2. It perpetuates the idea that liking a specific television show is the remote-control version of a Mensa certification. While it may be true that some shows attract people of a more cerebral bent, the converse is not true: liking a show does not make you smarter, and someone else disliking that show does not make them dumber.
3. It returns to the tired trope that the same people who watch hours of television weekly — and probably have for years — are somehow incapable of discerning the crap from the watchable stuff. Yet you, special viewer, with your mutant TV-watching powers, have gained the ability to recognize genuine quality amid the dross. It must be magic!
4. It proposes that “Gone With the Wind” was well-written.
Don’t get me wrong: I love that movie. I own that movie. I will watch it every time it’s on television.

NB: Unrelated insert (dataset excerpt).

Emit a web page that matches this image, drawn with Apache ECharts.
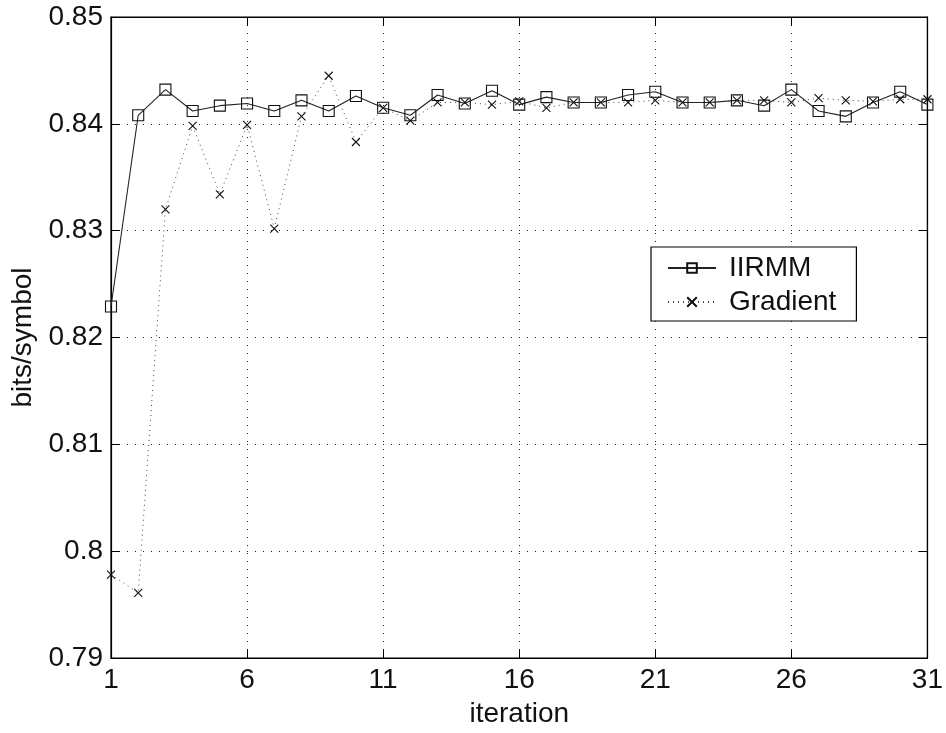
<!DOCTYPE html>
<html>
<head>
<meta charset="utf-8">
<title>IIRMM vs Gradient</title>
<script src="https://cdn.jsdelivr.net/npm/echarts@6/dist/echarts.min.js"></script>
<style>
  html, body { margin: 0; padding: 0; background: #fff; }
  #chart { width: 946px; height: 733px; }
</style>
</head>
<body>
<div id="chart"></div>
<script>
// Iterations 1..31
const iterations = [1,2,3,4,5,6,7,8,9,10,11,12,13,14,15,16,17,18,19,20,21,22,23,24,25,26,27,28,29,30,31];

// bits/symbol per iteration
const iirmmValues = [
  0.8229, 0.8408, 0.8432, 0.8412, 0.8417, 0.8419, 0.8412, 0.8422, 0.8412, 0.8426,
  0.8415, 0.8408, 0.8427, 0.8419, 0.8431, 0.8418, 0.8425, 0.8420, 0.8420, 0.8427,
  0.8430, 0.8420, 0.8420, 0.8422, 0.8417, 0.8432, 0.8412, 0.8407, 0.8420, 0.8430,
  0.8418
];
const gradientValues = [
  0.7978, 0.7961, 0.8320, 0.8398, 0.8334, 0.8399, 0.8302, 0.8407, 0.8445, 0.8383,
  0.8415, 0.8403, 0.8420, 0.8420, 0.8418, 0.8421, 0.8415, 0.8420, 0.8420, 0.8420,
  0.8422, 0.8420, 0.8420, 0.8422, 0.8422, 0.8420, 0.8424, 0.8422, 0.8421, 0.8423,
  0.8423
];

const xTicks = { min: 1, max: 31, step: 5 };
const yTicks = { min: 0.79, max: 0.85, step: 0.01 };

const FONT = 'Liberation Sans, Arial, Helvetica, sans-serif';
const crossPath = 'path://M0,0L10,10M10,0L0,10';

const pair = (xs, ys) => xs.map((x, i) => [x, ys[i]]);

const chart = echarts.init(document.getElementById('chart'), null, { renderer: 'canvas' });

const gridLine = { show: true, lineStyle: { color: '#222', width: 1, type: [1, 7] } };

chart.setOption({
  animation: false,
  backgroundColor: '#fff',
  textStyle: { fontFamily: FONT },
  grid: {
    left: 111, right: 16, top: 17, bottom: 70,
    show: true, borderColor: '#000', borderWidth: 1.2, backgroundColor: '#fff'
  },
  legend: {
    orient: 'vertical',
    left: 651, top: 247,
    width: 209,
    padding: [7, 20, 5, 16],
    itemGap: 6,
    itemWidth: 48,
    itemHeight: 12,
    borderColor: '#000', borderWidth: 1.2,
    backgroundColor: '#fff',
    textStyle: { fontFamily: FONT, fontSize: 28, color: '#111', padding: [0, 0, 0, 8] },
    data: ['IIRMM', 'Gradient']
  },
  xAxis: [
    {
      type: 'value', min: xTicks.min, max: xTicks.max, interval: xTicks.step,
      name: 'iteration', nameLocation: 'middle', nameGap: 42,
      nameTextStyle: { fontFamily: FONT, fontSize: 28, color: '#111' },
      axisLine: { show: true, lineStyle: { color: '#000', width: 1.2 } },
      axisTick: { show: true, inside: true, length: 9, lineStyle: { color: '#000' } },
      axisLabel: { fontFamily: FONT, fontSize: 28, color: '#111', margin: 8 },
      splitLine: gridLine
    },
    {
      type: 'value', position: 'top', min: xTicks.min, max: xTicks.max, interval: xTicks.step,
      axisLine: { show: true, lineStyle: { color: '#000', width: 1.2 } },
      axisTick: { show: true, inside: true, length: 9, lineStyle: { color: '#000' } },
      axisLabel: { show: false },
      splitLine: { show: false }
    }
  ],
  yAxis: [
    {
      type: 'value', min: yTicks.min, max: yTicks.max, interval: yTicks.step,
      name: 'bits/symbol', nameLocation: 'middle', nameGap: 74, nameRotate: 90,
      nameTextStyle: { fontFamily: FONT, fontSize: 28, color: '#111' },
      axisLine: { show: true, lineStyle: { color: '#000', width: 1.2 } },
      axisTick: { show: true, inside: true, length: 9, lineStyle: { color: '#000' } },
      axisLabel: {
        fontFamily: FONT, fontSize: 28, color: '#111', margin: 8,
        formatter: v => String(Math.round(v * 100) / 100)
      },
      splitLine: gridLine
    },
    {
      type: 'value', position: 'right', min: yTicks.min, max: yTicks.max, interval: yTicks.step,
      axisLine: { show: true, lineStyle: { color: '#000', width: 1.2 } },
      axisTick: { show: true, inside: true, length: 9, lineStyle: { color: '#000' } },
      axisLabel: { show: false },
      splitLine: { show: false }
    }
  ],
  series: [
    {
      name: 'Gradient',
      type: 'line',
      data: pair(iterations, gradientValues),
      symbol: crossPath,
      symbolSize: 8,
      lineStyle: { color: '#444', width: 1, type: [1, 4] },
      itemStyle: { color: 'none', borderColor: '#111', borderWidth: 1.1 },
      z: 3
    },
    {
      name: 'IIRMM',
      type: 'line',
      data: pair(iterations, iirmmValues),
      symbol: 'rect',
      symbolSize: 11,
      lineStyle: { color: '#222', width: 1.1, type: 'solid' },
      itemStyle: { color: 'none', borderColor: '#111', borderWidth: 1.1 },
      z: 4
    }
  ]
});
</script>
</body>
</html>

However, the genius of that movie is the way it took a spready potboiler of a novel (which I’ve also read multiple times) and hammered into a nearly-coherent narrative that’s told through uninhibited spectacle. The genius of “Gone With the Wind” lays not in the story it tells, but in the presentation of the story. There’s a difference between writing and directing. “Gone With the Wind’s” script works, but it’s nowhere near the apex of the craft.
But you’re not reading MooVee, are you? So I’ll curb that argument and return to the other ones. Watching smart TV doesn’t mean you’re smart. Insisting that your TV choices are smart doesn’t make you smart. And frankly, if you’re in the position where you’re insisting that you are what you watch, maybe a little intellectual self-examination is in order.
In the meantime, I’ll be kicking back and waiting for the Jason Isaacs appearance on The West Wing. Writing, schmiting. I can recognize evil hotties when they fall on me, and for that, I’ll forgive a lot.